A suposta boa intenção desta lei (acelerar a concessão de medidas protetivas ao arrepio do devido processo legal), traz à tona quatro evidências de desrespeito à sociedade. Primeiro, pelo seu caráter meramente paliativo, sob o enganoso manto de fornecer maior agilidade e proteção às mulheres em situação de violência uma vez que a disposição legal já traz essa possibilidade – a de que o pedido deve ser encaminhado ao juiz em 48 horas; segundo, por ocultar a primordial necessidade de capacitar os profissionais da área de segurança pública na prestação de um atendimento especializado à vítima de violência de gênero contra a mulher, como se a decisão sobre as medidas protetivas dentro das delegacias significassem um atendimento de qualidade; terceiro, por camuflar as compreensão de que o enfrentamento à violência doméstica e familiar deve ser multidisciplinar e que apenas o sistema penal estaria apto a propiciar este enfrentamento; por fim, não observa as garantias de todos os personagens que envolvem uma decisão deste patamar, ensejando um perigoso precedente que abala as estruturas de base do Poder Judiciário de nosso país.

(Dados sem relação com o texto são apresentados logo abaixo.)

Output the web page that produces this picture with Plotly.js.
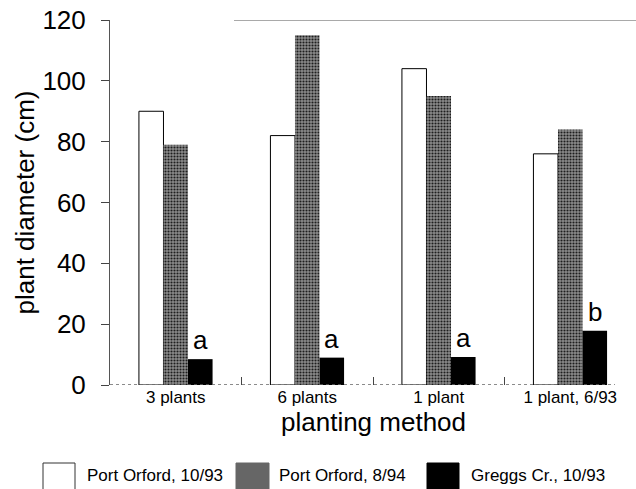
<!DOCTYPE html>
<html>
<head>
<meta charset="utf-8">
<script src="https://cdn.plot.ly/plotly-3.0.1.min.js"></script>
<style>html,body{margin:0;padding:0;background:#fff;}#chart{width:636px;height:489px;}</style>
</head>
<body>
<div id="chart"></div>
<script>
// ---- data ----
var categories = ["3 plants", "6 plants", "1 plant", "1 plant, 6/93"];
var seriesNames = ["Port Orford, 10/93", "Port Orford, 8/94", "Greggs Cr., 10/93"];
var portOrford1093 = [90, 82, 104, 76];
var portOrford894 = [79, 115, 95, 84];
var greggs1093 = [8.5, 9, 9.2, 17.8];
var letters = ["a", "a", "a", "b"];
var yTicks = [0, 20, 40, 60, 80, 100, 120];
var xTitle = "planting method";
var yTitle = "plant diameter (cm)";

// ---- layout helpers ----
var W = 636, H = 489;
var M = {l: 110, r: 0, t: 20, b: 104};
var plotW = W - M.l - M.r, plotH = H - M.t - M.b;
function px2paperX(px) { return (px - M.l) / plotW; }
function px2paperY(py) { return (H - M.b - py) / plotH; }
var FONT = "Liberation Sans, Arial, sans-serif";
var bargap = 0.44;
var grayFill = {shape: ".", bgcolor: "#8c8c8c", fgcolor: "#1e1e1e", size: 3, solidity: 0.4};

var traces = [
  {type: "bar", name: seriesNames[0], x: categories, y: portOrford1093,
   marker: {color: "#ffffff", line: {color: "#000", width: 1}}},
  {type: "bar", name: seriesNames[1], x: categories, y: portOrford894,
   marker: {color: "#6e6e6e", pattern: grayFill, line: {width: 0}}},
  {type: "bar", name: seriesNames[2], x: categories, y: greggs1093,
   marker: {color: "#000000", line: {width: 0}}}
];

var annotations = [];
var groupW = 1 - bargap;
letters.forEach(function (t, i) {
  annotations.push({x: i + groupW / 3, y: greggs1093[i], xref: "x", yref: "y",
    text: t, showarrow: false, yanchor: "bottom", yshift: 2,
    font: {family: FONT, size: 26, color: "#000"}});
});
// x-axis title placed as text just under the tick labels
annotations.push({xref: "paper", yref: "paper", x: 0.5, y: px2paperY(405),
  xanchor: "center", yanchor: "top", showarrow: false, text: xTitle,
  font: {family: FONT, size: 26, color: "#000"}});

// manual legend
var legendBoxes = [[43, 75], [236, 269], [427, 459]];
var legendTextX = [85, 277, 469];
var legendFills = ["#ffffff", "#666666", "#000000"];
var shapes = [];
legendBoxes.forEach(function (b, i) {
  shapes.push({type: "rect", xref: "paper", yref: "paper",
    x0: px2paperX(b[0]), x1: px2paperX(b[1]), y0: px2paperY(463), y1: px2paperY(490),
    fillcolor: legendFills[i], line: {color: i === 0 ? "#333" : legendFills[i], width: 1}});
  annotations.push({xref: "paper", yref: "paper", x: px2paperX(legendTextX[i]), y: px2paperY(475),
    xanchor: "left", yanchor: "middle", showarrow: false, text: seriesNames[i],
    font: {family: FONT, size: 17, color: "#000"}});
});
// baseline and partial top frame line
shapes.push({type: "line", xref: "paper", yref: "y", x0: 0, x1: 0.96, y0: 0, y1: 0,
  line: {color: "#666", width: 1.5, dash: "dot"}});
shapes.push({type: "line", xref: "paper", yref: "y", x0: px2paperX(234), x1: 1, y0: 120, y1: 120,
  line: {color: "#555", width: 1}});

var layout = {
  width: W, height: H,
  margin: M,
  paper_bgcolor: "#fff", plot_bgcolor: "#fff",
  font: {family: FONT, color: "#000"},
  showlegend: false,
  barmode: "group", bargap: bargap, bargroupgap: 0,
  xaxis: {
    type: "category", range: [-0.5, 3.5], showgrid: false, zeroline: false, showline: false,
    ticks: "inside", tickson: "boundaries", ticklen: 8, tickcolor: "#444",
    tickfont: {family: FONT, size: 17, color: "#000"}
  },
  yaxis: {
    range: [0, 120], tickvals: yTicks, showgrid: false, zeroline: false,
    showline: true, linecolor: "#555", linewidth: 1,
    ticks: "outside", ticklen: 8, tickcolor: "#444", ticklabelstandoff: 10,
    tickfont: {family: FONT, size: 26, color: "#000"},
    title: {text: yTitle, font: {family: FONT, size: 26, color: "#000"}, standoff: 0}
  },
  yaxis2: {
    overlaying: "y", side: "left", anchor: "x", range: [0, 120], tickvals: yTicks,
    showgrid: false, zeroline: false, showline: false, showticklabels: false,
    ticks: "inside", ticklen: 8, tickcolor: "#444"
  },
  annotations: annotations,
  shapes: shapes
};

Plotly.newPlot("chart", traces, layout, {staticPlot: true, displayModeBar: false});
</script>
</body>
</html>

É importante contextualizarmos estas críticas. Uma das maiores queixas dos serviços que lidam com mulheres em situação de violência é a absoluta falta de humanidade no atendimento prestado ao registro das ocorrências. Mulheres que são mandadas embora dos distritos para “pensar melhor” antes de delatar seus companheiros, que são remetidas a “orações” a fim de que parem de apanhar, mulheres que são consideradas culpadas por sofrer violência porque estão, os funcionários das delegacias, “cansados” dos casos daquelas que “voltam atrás” e retomam o relacionamento com seus parceiros.
Muitas queixas dizem respeito à falta de informações sobre os direitos previstos na Lei “Maria da Penha”, à falta de acolhimento das mulheres em situação de violência, à falta do “olhar de gênero” neste atendimento, além da precariedade da estrutura para dar efetividade às funções que a lei determina à autoridade policial na ocasião do atendimento a esta vítima.
Desse modo, medidas protetivas deixam de ser encaminhadas no prazo legal à autoridade judiciária. As encaminhadas pecam pela precariedade de dados. As mulheres não são acompanhadas às suas casas para buscar seus pertences e muitas sequer sabem deste direito. Quando muito, se fala na possibilidade do fornecimento de transporte para abrigo ou local seguro quando houver risco de vida.A Lei Maria da Penha já traz dispositivos que colocam a autoridade policial em um patamar capaz de garantir uma urgente proteção à mulher em situação de violência. Antes de retirar do Poder Judiciário parte de suas funções elementares, é preciso que, no mínimo, tais normas sejam realmente efetivadas.
É inadmissível justificar a lentidão do Judiciário como a razão do deferimento das medidas protetivas pela autoridade policial, como prevê o Projeto de Lei. Isto não é, e nem deve ser, função de polícia.
O Superior Tribunal de Justiça já assentou entendimento de que tais medidas não são vinculadas ao inquérito policial ou qualquer ação judicial, pois um de seus requisitos não se atrela à prática de crime, bastando a situação de violência (REsp n. 1.419.421-GO, Rel. Min. Luis Felipe Salomão, 4a Turma, j. 11.2.2014).
A ausência de debate público sobre a alteração da Lei Maria da Penha com ampla consulta às organizações não governamentais, ao movimento de mulheres, à sociedade civil, revela um vício de origem e de legitimidade do referido projeto de lei.
Diante disso, o Movimento do Ministério Público Democrático manifesta a importância da preservação das funções institucionais para que direitos fundamentais não sejam sacrificados. Justificar na lentidão do sistema de justiça para criar mecanismos que maquiam a garantia de tais direitos não é proteger, mas abandonar o verdadeiro sentido do trabalho em rede que norteia o enfrentamento da violência doméstica e familiar contra a mulher.